Apocrypha are biblical or related writings not forming part of the accepted canon of Scripture. While some might be of doubtful authorship or authenticity, in Christianity, the word apocryphal (ἀπόκρυφος) was first applied to writings which were to be read privately rather than in the public context of church services. Apocrypha were edifying Christian works that were not considered canonical scripture. It was not until well after the Protestant Reformation that the word apocrypha was used by some ecclesiastics to mean "false," "spurious," "bad," or "heretical."
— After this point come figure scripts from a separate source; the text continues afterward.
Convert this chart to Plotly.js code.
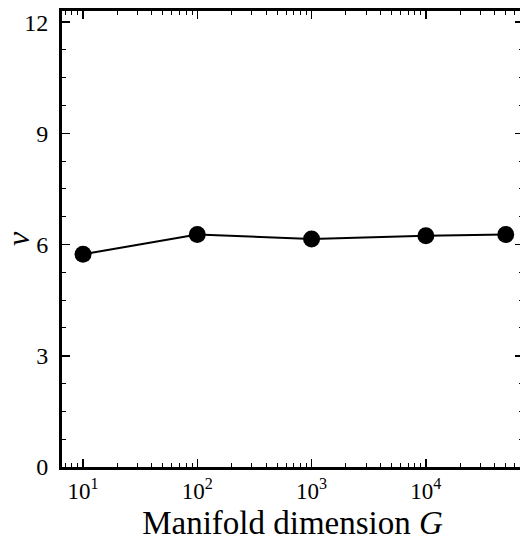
<!DOCTYPE html>
<html><head><meta charset="utf-8">
<script src="https://cdn.plot.ly/plotly-3.0.1.min.js"></script>
<style>html,body{margin:0;padding:0;overflow:hidden;background:#fff}</style>
</head><body><div id="chart"></div>
<script>
var dimG = [10, 100, 1000, 10000, 50000];
var nuVals = [5.74, 6.27, 6.15, 6.24, 6.27];
var xTickVals = [10, 100, 1000, 10000];
var xTickText = ['10<sup>1</sup>', '10<sup>2</sup>', '10<sup>3</sup>', '10<sup>4</sup>'];
var yTickVals = [0, 3, 6, 9, 12];

var minorX = [];
[1, 10, 100, 1000, 10000].forEach(function (d) { for (var k = 2; k <= 9; k++) minorX.push(d * k); });

var fam = 'Liberation Serif';
var trace = {
  x: dimG, y: nuVals, mode: 'lines+markers', type: 'scatter',
  line: {color: '#000', width: 2},
  marker: {color: '#000', size: 17}
};
var layout = {
  width: 523, height: 541,
  margin: {l: 62, r: 0, t: 11, b: 74},
  paper_bgcolor: '#fff', plot_bgcolor: '#fff',
  showlegend: false,
  font: {family: fam, color: '#000'},
  xaxis: {
    type: 'log', range: [0.816, 4.85],
    tickmode: 'array', tickvals: xTickVals, ticktext: xTickText,
    ticks: 'inside', ticklen: 8, tickwidth: 1.5, tickcolor: '#000',
    minor: {tickmode: 'array', tickvals: minorX, ticks: 'inside', ticklen: 4, tickwidth: 1, tickcolor: '#000'},
    showline: true, linewidth: 3, linecolor: '#000', mirror: 'allticks',
    showgrid: false, zeroline: false,
    ticklabelstandoff: 1,
    tickfont: {size: 23, family: fam, color: '#000'},
    title: {text: 'Manifold dimension <i>G</i>', font: {size: 33, family: fam, color: '#000'}, standoff: 12}
  },
  yaxis: {
    range: [0, 12.3],
    tickmode: 'array', tickvals: yTickVals,
    ticks: 'inside', ticklen: 8, tickwidth: 1.5, tickcolor: '#000',
    minor: {dtick: 0.75, tick0: 0, ticks: 'inside', ticklen: 4, tickwidth: 1, tickcolor: '#000'},
    showline: true, linewidth: 3, linecolor: '#000', mirror: 'allticks',
    showgrid: false, zeroline: false,
    ticklabelstandoff: 6,
    tickfont: {size: 24, family: fam, color: '#000'},
    title: {text: '<i>ν</i>', font: {size: 32, family: fam, color: '#000'}, standoff: 10}
  }
};
Plotly.newPlot('chart', [trace], layout, {displayModeBar: false, staticPlot: true});
</script></body></html>
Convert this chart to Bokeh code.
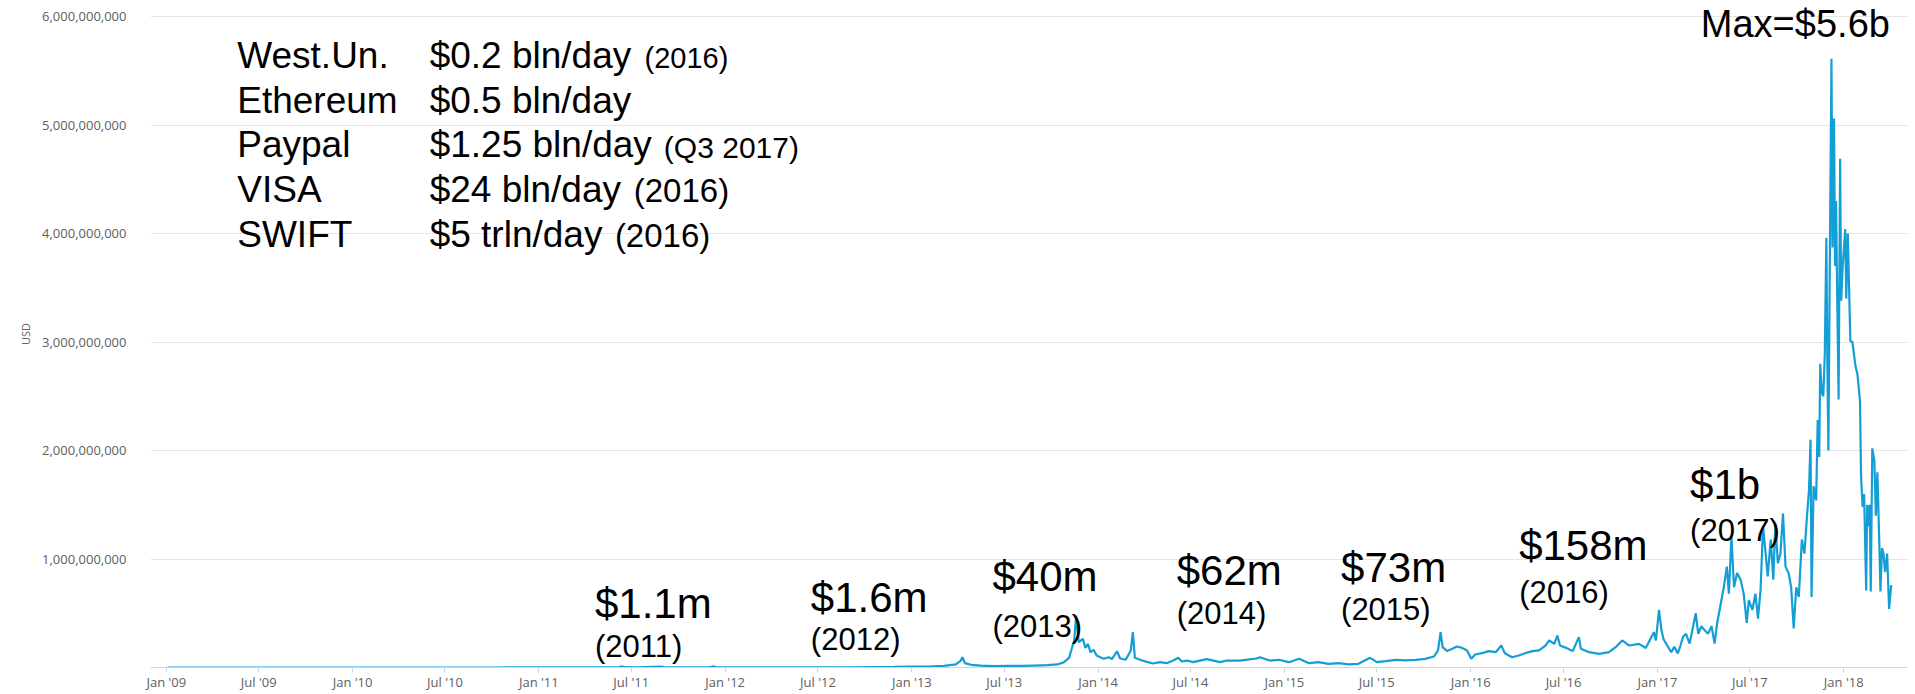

From a Protestant point of view, biblical apocrypha are a set of texts included in the Septuagint (the Hebrew Bible in Greek), used for several hundred years by Jews and by early Christians, and still by Eastern Orthodoxy. In the centuries after the fall of Jerusalem, Jewish scholarship compiled the Masoretic Text in Hebrew, which remains the standard text used by Jews. Some books which were included in the Septuagint were not regarded as canonical, from the original Hebrew Bible, and were set apart and remained in Greek. Later, when Jerome translated the Canon of Scripture and produced the Latin Vulgate, he labelled those books as Apocrypha. Catholic and Orthodox Churches consider them to be deuterocanonical, whereas some Protestants consider them apocryphal, that is, non-canonical books that are useful for instruction. Luther's Bible placed them in a separate section in between the Old Testament and New Testament called the Apocrypha, a convention followed by subsequent Protestant Bibles. Some non-canonical apocryphal texts are called pseudepigrapha, a term that means "false attribution".
The adjective "apocryphal", meaning of doubtful authenticity, mythical, fictional, is recorded from the late 16th century.